1. This Is America's 250th, and Strength Is the Point (White House, Dana White)

A cage fight on the people's lawn, troops in the crowd, the most-Trump birthday imaginable.

The White House cast the day as patriotic, not personal. It marked the birthday by calling Trump a "tireless patriot," and the event is called Freedom 250 — pitched as a kickoff to the country's semiquincentennial rather than a party for the president. The South Lawn crowd included members of the military.

Nothing says Trump like a cage fight on the lawn. He's pushed to bring UFC to the White House for almost a year, and UFC CEO Dana White is an old friend. A title fight on the South Lawn in primetime is exactly the tough-guy image he's always sold.

2. This Is What a King Does (No Kings movement, two Virginia plaintiffs)

A for-profit cage match on the people's lawn, troops in the crowd, the president in the box.

This is what one-man rule looks like. A president throwing himself a televised cage match on the people's lawn, on his own birthday, is what the No Kings movement spent June 14 protesting as "strongman politics" and executive overreach. Others compared it to Roman gladiators fighting for the emperor, and CNN saw a bid to rescue Trump's "tarnished macho image."

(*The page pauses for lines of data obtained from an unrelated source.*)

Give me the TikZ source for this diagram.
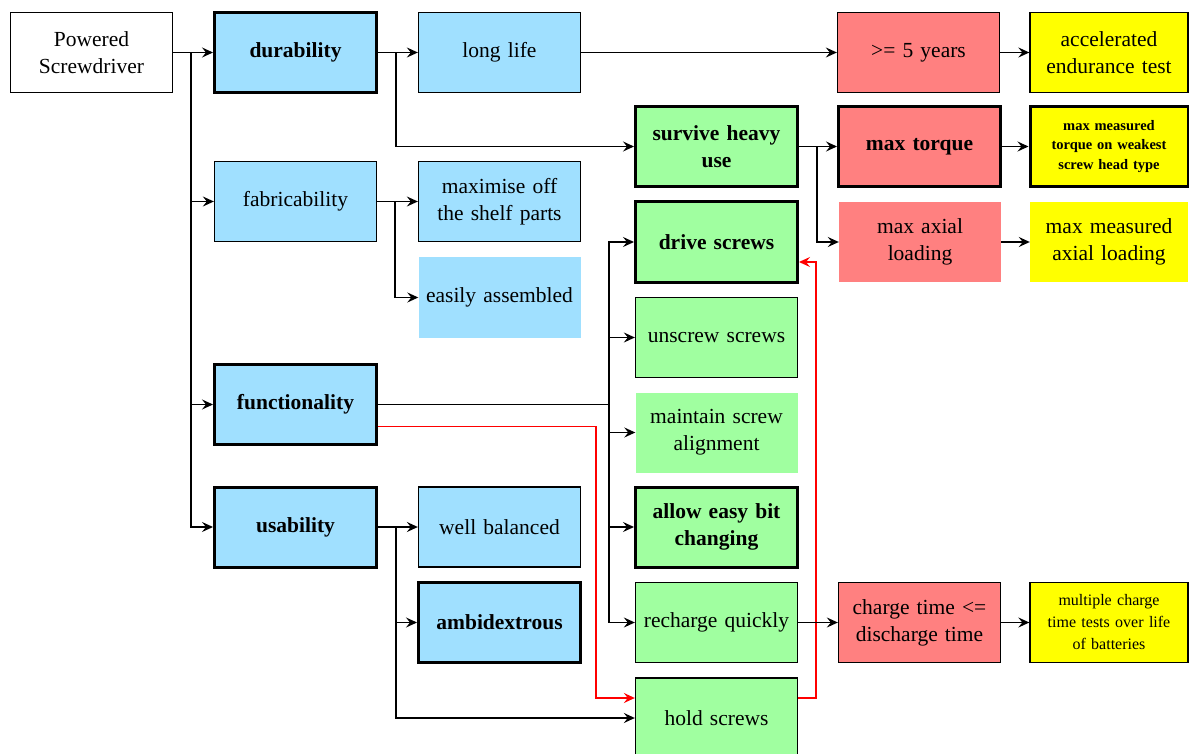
\documentclass[tikz,border=0pt]{standalone}
\usepackage{fontspec}
\setmainfont{Liberation Serif}
\usepackage{tikz}
\usepackage{xcolor}
\usetikzlibrary{arrows.meta, positioning, calc}
\definecolor{needblue}{HTML}{A0E0FF}
\definecolor{needgreen}{HTML}{A0FFA0}
\definecolor{needred}{HTML}{FF8080}
\definecolor{needyellow}{HTML}{FFFF00}
\tikzstyle{box} = [rectangle, minimum width=162pt, minimum height=80pt, inner sep=2pt, text width=158pt, align=center, font=\fontsize{21.5}{27}\selectfont]
\tikzstyle{thin} = [draw=black, line width=1.3pt]
\tikzstyle{thick} = [draw=black, line width=3pt, font=\fontsize{21.5}{27}\selectfont\bfseries]
\tikzstyle{root} = [box, thin, fill=white]
\tikzstyle{goal} = [box, fill=needblue]
\tikzstyle{func} = [box, fill=needgreen]
\tikzstyle{metric} = [box, fill=needred]
\tikzstyle{test} = [box, fill=needyellow, minimum width=158pt, text width=154pt]
\tikzstyle{arrow} = [line width=1.5pt,-{Stealth[length=11pt,width=10pt,inset=4pt]}]
\tikzstyle{redarrow} = [arrow, red]

\begin{document}
\begin{tikzpicture}[x=1pt, y=-1pt]
\useasboundingbox (0,0) rectangle (1189,754);

% Root
\node (ps) [root] at (91.5,52.5) {Powered\\Screwdriver};

% Goals
\node (dur) [goal, thick] at (295.5,52.5) {durability};
\node (fab) [goal, thin] at (295.5,201.5) {fabricability};
\node (fun) [goal, thick] at (295.5,404.5) {functionality};
\node (usab) [goal, thick] at (295.5,527) {usability};

% Sub goals
\node (life) [goal, thin] at (499.5,52.5) {long life};
\node (shelf) [goal, thin] at (499.5,201.5) {maximise off\\the shelf parts};
\node (assem) [goal] at (499.5,297.5) {easily assembled};
\node (bal) [goal, thin] at (499.5,527) {well balanced};
\node (ambi) [goal, thick] at (499.5,622.5) {ambidextrous};

% Functions
\node (surv) [func, thick] at (716.5,146.5) {survive heavy\\use};
\node (drive) [func, thick] at (716.5,242) {drive screws};
\node (unscr) [func, thin] at (716.5,337.5) {unscrew screws};
\node (align) [func] at (716.5,432.5) {maintain screw\\alignment};
\node (bit) [func, thick] at (716.5,527) {allow easy bit\\changing};
\node (rech) [func, thin] at (716.5,622.5) {recharge quickly};
\node (hold) [func, thin] at (716.5,718) {hold screws};

% Metrics
\node (five) [metric, thin] at (918.5,52.5) {>= 5 years};
\node (torque) [metric, thick] at (919.5,146.5) {max torque};
\node (axial) [metric] at (920,242) {max axial\\loading};
\node (charge) [metric, thin] at (919.5,622.5) {charge time <=\\discharge time};

% Tests
\node (endur) [test, thin] at (1109,52.5) {accelerated\\endurance test};
\node (mtorque) [test, thick, font=\fontsize{14.5}{19.5}\selectfont\bfseries] at (1109,146.5) {max measured\\torque on weakest\\screw head type};
\node (maxial) [test] at (1109,242) {max measured\\axial loading};
\node (multi) [test, thin, font=\fontsize{16}{22}\selectfont] at (1109,622.5) {multiple charge\\time tests over life\\of batteries};

% Arrows
\draw [arrow] (ps) -- (dur);
\draw [arrow] (ps.east) -- ++(18,0) |- (fab.west);
\draw [arrow] (ps.east) -- ++(18,0) |- (fun.west);
\draw [arrow] (ps.east) -- ++(18,0) |- (usab.west);
\draw [arrow] (dur) -- (life);
\draw [arrow] (dur.east) -- ++(18,0) |- (surv.west);
\draw [arrow] (life) -- (five);
\draw [arrow] (five) -- (endur);
\draw [arrow] (surv) -- (torque);
\draw [arrow] (surv.east) -- ++(18,0) |- (axial.west);
\draw [arrow] (torque) -- (mtorque);
\draw [arrow] (axial) -- (maxial);
\draw [arrow] (fab) -- (shelf);
\draw [arrow] (fab.east) -- ++(18,0) |- (assem.west);
\coordinate (fbus) at ($(fun.east)+(231,0)$);
\draw [arrow] (fun.east) -- (fbus) |- (drive.west);
\draw [arrow] (fbus) |- (unscr.west);
\draw [arrow] (fbus) |- (align.west);
\draw [arrow] (fbus) |- (bit.west);
\draw [arrow] (fbus) |- (rech.west);
\draw [redarrow] ([yshift=-22pt]fun.east) -- ++(218,0) |- ([yshift=20pt]hold.west);
\draw [redarrow] ([yshift=20pt]hold.east) -- ++(18,0) |- ([yshift=-20pt]drive.east);
\draw [arrow] (usab) -- (bal);
\draw [arrow] (usab.east) -- ++(18,0) |- (ambi.west);
\draw [arrow] (usab.east) -- ++(18,0) |- (hold.west);
\draw [arrow] (rech) -- (charge);
\draw [arrow] (charge) -- (multi);

\end{tikzpicture}
\end{document}
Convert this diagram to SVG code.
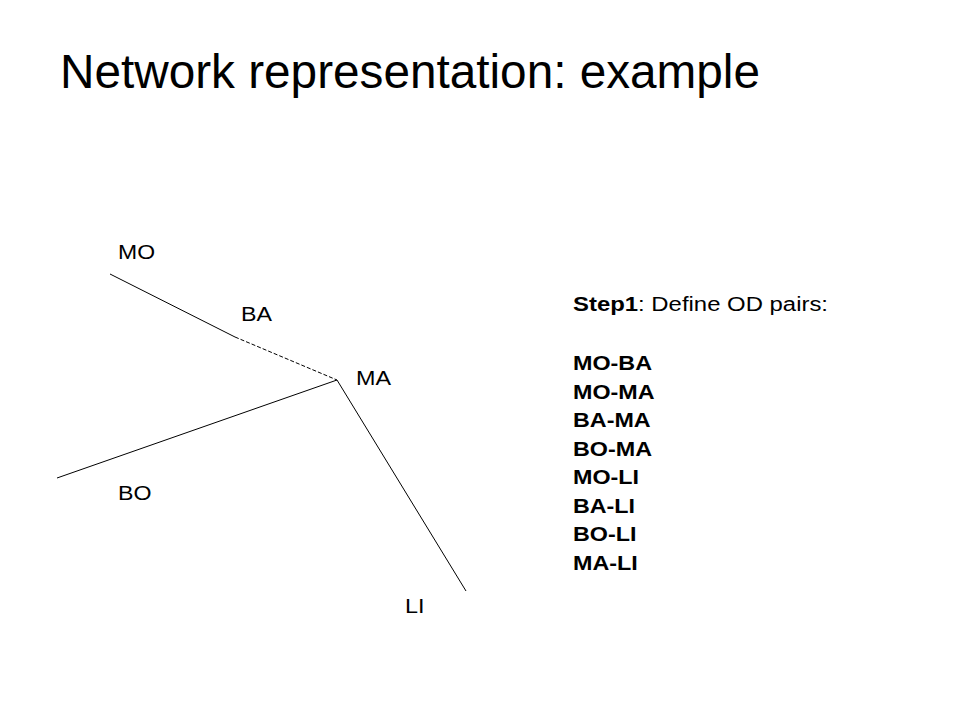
<svg xmlns="http://www.w3.org/2000/svg" width="960" height="720" viewBox="0 0 960 720">
<style>
text{font-family:"Liberation Sans",Arial,sans-serif;fill:#000}
.lbl{font-size:20px}
.od{font-size:20px;font-weight:bold}
.edge{stroke:#000;stroke-width:1;fill:none}
.dash{stroke-dasharray:4 2}
</style>
<rect width="960" height="720" fill="#fff"/>
<text x="60" y="88" font-size="48" textLength="700" lengthAdjust="spacingAndGlyphs">Network representation: example</text>
<g id="connectors">
<line class="edge" x1="110" y1="274" x2="235" y2="337"/>
<line class="edge dash" x1="235" y1="337" x2="337" y2="380"/>
<line class="edge" x1="57" y1="478" x2="337" y2="380"/>
<line class="edge" x1="337" y1="380" x2="466" y2="591"/>
</g>
<g id="node-MO"><text class="lbl" x="118" y="259" textLength="37" lengthAdjust="spacingAndGlyphs">MO</text></g>
<g id="node-BA"><text class="lbl" x="241" y="320.5" textLength="31" lengthAdjust="spacingAndGlyphs">BA</text></g>
<g id="node-MA"><text class="lbl" x="356" y="385" textLength="35" lengthAdjust="spacingAndGlyphs">MA</text></g>
<g id="node-BO"><text class="lbl" x="118" y="500" textLength="33.5" lengthAdjust="spacingAndGlyphs">BO</text></g>
<g id="node-LI"><text class="lbl" x="405" y="613" textLength="19.5" lengthAdjust="spacingAndGlyphs">LI</text></g>
<g id="od-list">
<text class="lbl" x="573" y="311" textLength="255" lengthAdjust="spacingAndGlyphs"><tspan font-weight="bold">Step1</tspan>: Define OD pairs:</text>
<text class="od" x="573" y="370" textLength="79" lengthAdjust="spacingAndGlyphs">MO-BA</text>
<text class="od" x="573" y="398.5" textLength="81.5" lengthAdjust="spacingAndGlyphs">MO-MA</text>
<text class="od" x="573" y="427" textLength="77.6" lengthAdjust="spacingAndGlyphs">BA-MA</text>
<text class="od" x="573" y="455.5" textLength="79" lengthAdjust="spacingAndGlyphs">BO-MA</text>
<text class="od" x="573" y="484" textLength="66" lengthAdjust="spacingAndGlyphs">MO-LI</text>
<text class="od" x="573" y="512.5" textLength="62" lengthAdjust="spacingAndGlyphs">BA-LI</text>
<text class="od" x="573" y="541" textLength="63.4" lengthAdjust="spacingAndGlyphs">BO-LI</text>
<text class="od" x="573" y="569.5" textLength="64.7" lengthAdjust="spacingAndGlyphs">MA-LI</text>
</g>
</svg>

Two Virginians sued to stop it. They argued UFC got "unfettered access to the White House ... to stage a private, for-profit sports event," though a federal judge let the fights go ahead on Friday. Their complaint is simple: a private company turned the people's lawn into a $60 million pay-per-view set.

3. The Real Fight Is Over Free Speech (Jane Fonda, Committee for the First Amendment)

Forget the cage match — the day is about who gets to speak.

To some, the birthday is really about silencing critics. Jane Fonda's view is that the administration is trying to shut its critics up, and the answer is to use the First Amendment out loud. On Trump's birthday she staged a concert, "Rise Up, Sing Out," through the Committee for the First Amendment — a group Hollywood figures started in 1947 to fight Congress's anti-communist hearings, and that Fonda revived in 2025.

Big names turned out to make the case. Bette Midler and Patti Smith sang to "celebrate the freedoms guaranteed by our First Amendment," on the same night the White House lawn became an arena.

Where This Lands

The White House calls June 14 a kickoff to America's 250th birthday and a show of strength — troops in the crowd, a title fight on primetime TV. To the No Kings protesters and the two Virginians who sued, the same scene is a king throwing himself a gladiator match on the people's lawn. And to Jane Fonda, the real fight that night wasn't in the cage at all — it was over free speech. Same Sunday, three different takes.